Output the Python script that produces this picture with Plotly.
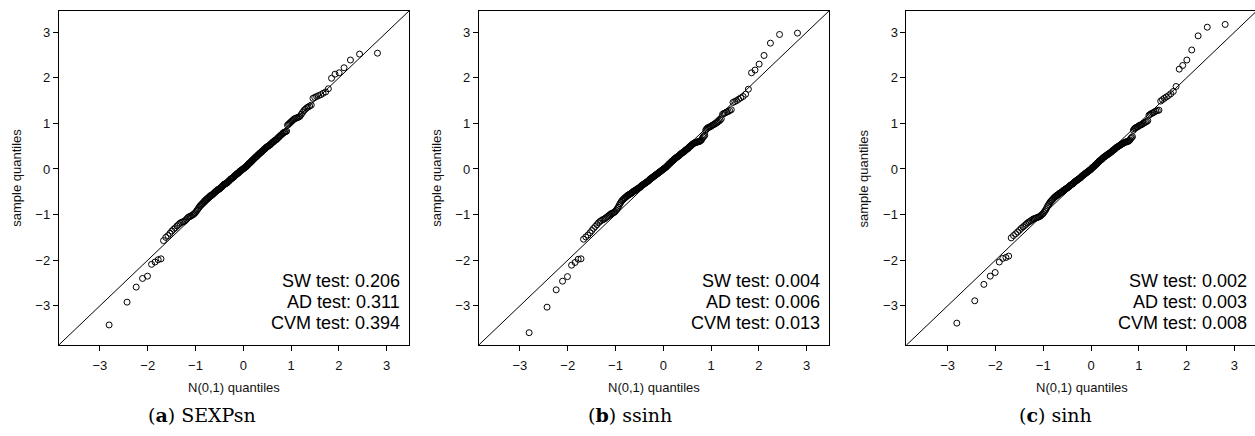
import plotly.graph_objects as go

# ---------------- data ----------------
# theoretical N(0,1) quantiles (n = 200), shared by all three panels
n01_quantiles = [
    -2.807, -2.432, -2.241, -2.108, -2.005, -1.919, -1.846, -1.780, -1.722, -1.669,
    -1.621, -1.576, -1.534, -1.495, -1.458, -1.422, -1.388, -1.356, -1.326, -1.296,
    -1.267, -1.240, -1.213, -1.188, -1.163, -1.139, -1.115, -1.092, -1.069, -1.047,
    -1.026, -1.005, -0.984, -0.964, -0.944, -0.925, -0.906, -0.887, -0.868, -0.850,
    -0.832, -0.815, -0.798, -0.780, -0.764, -0.747, -0.731, -0.714, -0.698, -0.683,
    -0.667, -0.651, -0.636, -0.621, -0.606, -0.590, -0.576, -0.561, -0.546, -0.532,
    -0.517, -0.503, -0.489, -0.475, -0.461, -0.447, -0.433, -0.419, -0.405, -0.392,
    -0.378, -0.365, -0.351, -0.338, -0.324, -0.311, -0.298, -0.285, -0.272, -0.259,
    -0.246, -0.233, -0.220, -0.207, -0.195, -0.182, -0.169, -0.157, -0.144, -0.132,
    -0.119, -0.107, -0.094, -0.082, -0.069, -0.056, -0.044, -0.031, -0.019, -0.006,
    0.006, 0.019, 0.031, 0.044, 0.056, 0.069, 0.082, 0.094, 0.107, 0.119,
    0.132, 0.144, 0.157, 0.169, 0.182, 0.195, 0.207, 0.220, 0.233, 0.246,
    0.259, 0.272, 0.285, 0.298, 0.311, 0.324, 0.338, 0.351, 0.365, 0.378,
    0.392, 0.405, 0.419, 0.433, 0.447, 0.461, 0.475, 0.489, 0.503, 0.517,
    0.532, 0.546, 0.561, 0.576, 0.590, 0.606, 0.621, 0.636, 0.651, 0.667,
    0.683, 0.698, 0.714, 0.731, 0.747, 0.764, 0.780, 0.798, 0.815, 0.832,
    0.850, 0.868, 0.887, 0.906, 0.925, 0.944, 0.964, 0.984, 1.005, 1.026,
    1.047, 1.069, 1.092, 1.115, 1.139, 1.163, 1.188, 1.213, 1.240, 1.267,
    1.296, 1.326, 1.356, 1.388, 1.422, 1.458, 1.495, 1.534, 1.576, 1.621,
    1.669, 1.722, 1.780, 1.846, 1.919, 2.005, 2.108, 2.241, 2.432, 2.807,
]

sexpsn_sample = [
    -3.42, -2.92, -2.59, -2.40, -2.35, -2.09, -2.04, -1.99, -1.97, -1.57,
    -1.50, -1.46, -1.41, -1.36, -1.32, -1.29, -1.25, -1.22, -1.19, -1.17,
    -1.16, -1.15, -1.13, -1.10, -1.07, -1.05, -1.04, -1.03, -1.01, -1.00,
    -0.98, -0.96, -0.93, -0.90, -0.87, -0.84, -0.81, -0.79, -0.77, -0.75,
    -0.73, -0.71, -0.69, -0.67, -0.66, -0.64, -0.63, -0.61, -0.60, -0.58,
    -0.58, -0.57, -0.55, -0.54, -0.52, -0.51, -0.49, -0.48, -0.47, -0.45,
    -0.45, -0.44, -0.43, -0.41, -0.40, -0.39, -0.37, -0.36, -0.34, -0.33,
    -0.33, -0.32, -0.31, -0.30, -0.29, -0.27, -0.26, -0.25, -0.23, -0.22,
    -0.21, -0.20, -0.19, -0.18, -0.17, -0.15, -0.14, -0.13, -0.12, -0.10,
    -0.10, -0.09, -0.08, -0.06, -0.05, -0.04, -0.03, -0.02, -0.01, 0.00,
    0.01, 0.02, 0.03, 0.04, 0.05, 0.06, 0.08, 0.09, 0.10, 0.12,
    0.13, 0.14, 0.15, 0.17, 0.18, 0.19, 0.21, 0.22, 0.23, 0.25,
    0.26, 0.27, 0.28, 0.30, 0.31, 0.32, 0.34, 0.35, 0.36, 0.37,
    0.39, 0.40, 0.41, 0.43, 0.44, 0.45, 0.47, 0.48, 0.49, 0.50,
    0.51, 0.52, 0.53, 0.55, 0.56, 0.58, 0.59, 0.60, 0.62, 0.63,
    0.64, 0.65, 0.67, 0.69, 0.70, 0.72, 0.74, 0.75, 0.77, 0.79,
    0.80, 0.81, 0.82, 0.83, 0.96, 0.98, 1.00, 1.02, 1.04, 1.06,
    1.08, 1.10, 1.11, 1.12, 1.13, 1.14, 1.16, 1.20, 1.24, 1.28,
    1.31, 1.34, 1.36, 1.38, 1.40, 1.55, 1.57, 1.59, 1.61, 1.63,
    1.66, 1.69, 1.76, 1.99, 2.08, 2.11, 2.22, 2.39, 2.52, 2.54,
]

ssinh_sample = [
    -3.59, -3.03, -2.65, -2.46, -2.36, -2.11, -2.05, -1.98, -1.97, -1.54,
    -1.49, -1.45, -1.40, -1.35, -1.30, -1.26, -1.22, -1.18, -1.15, -1.13,
    -1.11, -1.10, -1.08, -1.06, -1.04, -1.02, -1.00, -0.98, -0.97, -0.96,
    -0.95, -0.93, -0.90, -0.87, -0.84, -0.80, -0.76, -0.73, -0.70, -0.68,
    -0.66, -0.64, -0.63, -0.61, -0.60, -0.58, -0.57, -0.56, -0.55, -0.54,
    -0.53, -0.52, -0.50, -0.49, -0.48, -0.47, -0.46, -0.45, -0.44, -0.43,
    -0.42, -0.41, -0.40, -0.39, -0.37, -0.36, -0.35, -0.34, -0.33, -0.32,
    -0.31, -0.30, -0.29, -0.28, -0.27, -0.26, -0.25, -0.23, -0.22, -0.21,
    -0.20, -0.19, -0.18, -0.17, -0.16, -0.15, -0.14, -0.13, -0.12, -0.11,
    -0.10, -0.09, -0.08, -0.07, -0.06, -0.05, -0.04, -0.03, -0.02, -0.01,
    0.00, 0.01, 0.02, 0.03, 0.04, 0.05, 0.07, 0.08, 0.09, 0.11,
    0.12, 0.13, 0.14, 0.16, 0.17, 0.18, 0.19, 0.20, 0.22, 0.23,
    0.24, 0.25, 0.26, 0.27, 0.28, 0.29, 0.30, 0.32, 0.33, 0.34,
    0.35, 0.36, 0.37, 0.38, 0.39, 0.41, 0.42, 0.43, 0.44, 0.45,
    0.47, 0.48, 0.50, 0.51, 0.52, 0.54, 0.55, 0.56, 0.57, 0.58,
    0.58, 0.59, 0.59, 0.60, 0.60, 0.61, 0.62, 0.64, 0.67, 0.70,
    0.72, 0.74, 0.85, 0.88, 0.90, 0.91, 0.92, 0.93, 0.94, 0.96,
    0.97, 0.98, 1.00, 1.01, 1.03, 1.05, 1.07, 1.10, 1.20, 1.22,
    1.23, 1.25, 1.26, 1.28, 1.30, 1.46, 1.48, 1.50, 1.53, 1.56,
    1.59, 1.64, 1.75, 2.11, 2.17, 2.30, 2.49, 2.76, 2.95, 2.98,
]

sinh_sample = [
    -3.38, -2.89, -2.53, -2.35, -2.27, -2.04, -1.96, -1.94, -1.91, -1.51,
    -1.46, -1.42, -1.38, -1.34, -1.30, -1.27, -1.24, -1.21, -1.18, -1.16,
    -1.14, -1.12, -1.10, -1.09, -1.08, -1.07, -1.06, -1.05, -1.04, -1.02,
    -1.00, -0.98, -0.95, -0.92, -0.89, -0.85, -0.81, -0.78, -0.75, -0.72,
    -0.70, -0.68, -0.66, -0.64, -0.62, -0.61, -0.59, -0.58, -0.57, -0.56,
    -0.54, -0.53, -0.52, -0.51, -0.50, -0.49, -0.47, -0.46, -0.45, -0.44,
    -0.43, -0.42, -0.41, -0.40, -0.39, -0.37, -0.36, -0.35, -0.34, -0.33,
    -0.32, -0.31, -0.29, -0.28, -0.27, -0.26, -0.25, -0.24, -0.23, -0.22,
    -0.21, -0.20, -0.19, -0.18, -0.16, -0.15, -0.14, -0.13, -0.12, -0.11,
    -0.10, -0.09, -0.08, -0.07, -0.06, -0.05, -0.04, -0.03, -0.02, -0.01,
    0.00, 0.02, 0.03, 0.04, 0.05, 0.06, 0.08, 0.09, 0.10, 0.11,
    0.13, 0.14, 0.15, 0.17, 0.18, 0.19, 0.20, 0.21, 0.22, 0.24,
    0.25, 0.26, 0.27, 0.28, 0.29, 0.30, 0.31, 0.32, 0.33, 0.34,
    0.35, 0.36, 0.37, 0.38, 0.40, 0.41, 0.42, 0.43, 0.44, 0.46,
    0.47, 0.48, 0.49, 0.50, 0.51, 0.52, 0.53, 0.54, 0.55, 0.56,
    0.57, 0.58, 0.59, 0.59, 0.60, 0.60, 0.61, 0.62, 0.64, 0.67,
    0.69, 0.71, 0.85, 0.88, 0.90, 0.91, 0.92, 0.93, 0.95, 0.96,
    0.97, 0.98, 1.00, 1.01, 1.03, 1.04, 1.06, 1.18, 1.20, 1.22,
    1.23, 1.25, 1.27, 1.28, 1.29, 1.49, 1.52, 1.55, 1.58, 1.61,
    1.65, 1.70, 1.81, 2.19, 2.27, 2.39, 2.61, 2.92, 3.11, 3.17,
]

panel_letters = ["a", "b", "c"]
panel_names = ["SEXPsn", "ssinh", "sinh"]
test_names = ["SW test", "AD test", "CVM test"]
sexpsn_pvalues = ["0.206", "0.311", "0.394"]
ssinh_pvalues = ["0.004", "0.006", "0.013"]
sinh_pvalues = ["0.002", "0.003", "0.008"]
tick_values = [-3, -2, -1, 0, 1, 2, 3]

samples = [sexpsn_sample, ssinh_sample, sinh_sample]
pvalues = [sexpsn_pvalues, ssinh_pvalues, sinh_pvalues]

# ---------------- geometry (pixels) ----------------
W, H = 1255, 436
zero_px = [243.3, 663.3, 1091.0]     # x pixel of value 0 in each panel
caption_center_px = [202, 630, 1055]
unit_x = 47.8                          # px per unit on x
y_zero_px, unit_y = 169.0, 45.6        # px of y=0 and px per unit on y
lo, hi = -3.86, 3.47

SANS = "Liberation Sans, Arial, Helvetica, sans-serif"
SERIF = "DejaVu Serif, serif"

fig = go.Figure()
layout = dict(
    width=W, height=H, margin=dict(l=0, r=0, t=0, b=0),
    paper_bgcolor="white", plot_bgcolor="white", showlegend=False,
    annotations=[],
)

y_dom = [1 - (y_zero_px - lo * unit_y) / H, 1 - (y_zero_px - hi * unit_y) / H]

for k in range(3):
    sfx = "" if k == 0 else str(k + 1)
    left_px = zero_px[k] + lo * unit_x
    right_px = min(zero_px[k] + hi * unit_x, W)
    x_hi = (right_px - zero_px[k]) / unit_x
    axis_common = dict(
        showgrid=False, zeroline=False, showline=True, mirror=True,
        linecolor="black", linewidth=1, ticks="outside", ticklen=5,
        tickwidth=1, tickcolor="black", tickvals=tick_values,
        tickfont=dict(family=SANS, size=13, color="#111"),
    )
    layout["xaxis" + sfx] = dict(axis_common, range=[lo, x_hi],
                                 domain=[left_px / W, right_px / W],
                                 anchor="y" + sfx, ticklabelstandoff=3)
    layout["yaxis" + sfx] = dict(axis_common, range=[lo, hi], domain=y_dom,
                                 anchor="x" + sfx)

    xa, ya = "x" + sfx, "y" + sfx
    # reference line y = x
    fig.add_trace(go.Scatter(x=[-10, 10], y=[-10, 10], mode="lines",
                             line=dict(color="black", width=1),
                             xaxis=xa, yaxis=ya, hoverinfo="skip"))
    fig.add_trace(go.Scatter(x=n01_quantiles, y=samples[k], mode="markers",
                             marker=dict(symbol="circle-open", size=6,
                                         color="black", line=dict(width=1)),
                             xaxis=xa, yaxis=ya))

    # statistics
    for j, (name, pv) in enumerate(zip(test_names, pvalues[k])):
        ypx = 281 + 21 * j
        layout["annotations"].append(dict(
            text=f"{name}: {pv}", xref=xa, yref="paper",
            x=3.31, y=1 - ypx / H, xanchor="right", yanchor="middle",
            showarrow=False, font=dict(family=SANS, size=18, color="black")))

    center_px = (left_px + (zero_px[k] + hi * unit_x)) / 2
    # x-axis title
    layout["annotations"].append(dict(
        text="N(0,1) quantiles", xref="paper", yref="paper",
        x=center_px / W, y=1 - 387 / H, xanchor="center", yanchor="middle",
        showarrow=False, font=dict(family=SANS, size=13, color="#111")))
    # y-axis title
    layout["annotations"].append(dict(
        text="sample quantiles", xref="paper", yref="paper",
        x=(left_px - 43) / W, y=1 - 178 / H, xanchor="center", yanchor="middle",
        textangle=-90, showarrow=False,
        font=dict(family=SANS, size=13, color="#111")))
    # caption
    layout["annotations"].append(dict(
        text=f"(<b>{panel_letters[k]}</b>) {panel_names[k]}", xref="paper", yref="paper",
        x=caption_center_px[k] / W, y=1 - 415 / H, xanchor="center", yanchor="middle",
        showarrow=False, font=dict(family=SERIF, size=19, color="black")))

fig.update_layout(**layout)
fig.write_html("out.html", config={"displayModeBar": False})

★ ★ ★ ★

Exercise directions - Copy nothing but the lines from the top of the material through the line holding "import plotly.graph_objects as go", exactly as written; omit pictures.

Result below -
Output the Python script that produces this picture with Plotly.
import plotly.graph_objects as go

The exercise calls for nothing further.